La igualdad, la equiparación de derechos, entre mujeres y hombres todavía está lejos de ser una realidad en nuestro país, y mucho más lejos en otros lugares del planeta, por desgracia. Pero, al menos en nuestros lares, la justa causa ha avanzado sensiblemente en un terreno fundamental: la hegemonía del relato. Y el relato es condición necesaria, aunque no suficiente, para modificar la realidad.

No olvido, al contrario, todas las discriminaciones que en ningún caso se deben tolerar, desde la reiteración de la violencia machista hasta el extenso repertorio de prejuicios ancestrales sobre los roles de género, pasando por la brecha salarial, el techo de cristal y la persistencia de los esquemas patriarcales en organizaciones de tanta influencia como las principales confesiones religiosas.

¿Qué es, pues, lo que da esperanza? Dos datos.
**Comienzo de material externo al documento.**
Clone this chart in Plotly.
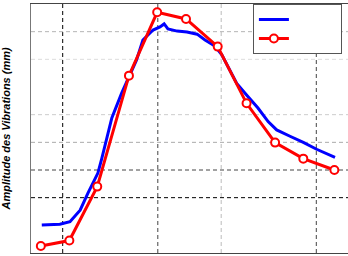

Uno de ellos es que en este momento y este país el discurso dominante ha asumido los grandes objetivos del feminismo (con los matices que se quieran), por lo que ahora se miran con extrañeza y disgusto aquellos personajes que niegan o justifican la discriminación, mientras que hace cuatro días pasaba exactamente lo contrario, y a quien se miraba con disgusto era a las mujeres que denunciaban la desigualdad. El término «feminista» ha pasado, en unas décadas, de ser una especie de insulto a describir una categoría respetable, y quienes le siguen atribuyendo connotaciones negativas son vistos como una especie de dinosaurios que no se dan cuenta del siglo en el que viven.

El otro dato que da esperanza es que el relato ha penetrado específicamente en la mayoría de la población femenina. Para cambiar la suerte de un colectivo es indispensable que el propio colectivo sea consciente de la necesidad de hacerlo y esté dispuesto a luchar por conseguirlo. La huelga de este 8 de marzo y su amplio seguimiento es un ejemplo bastante claro. Una jornada de huelga no opera milagros pero facilita la autoconciencia de grupo comprometido en un objetivo, y lanza un aviso elocuente a quienes toman las decisiones.

Recuerdo un debate de hace cuarenta años entre una feminista y una marxista. La segunda decía que la lucha contra el machismo y el capitalismo eran la misma lucha. La primera desconfiaba de ello. Cuarenta años más tarde, la lucha feminista avanza sin esperar la llegada de la sociedad sin clases, y hace bien. Como dice La Internacional, no hay que esperar a ningún «supremo salvador» sin fecha de concreción.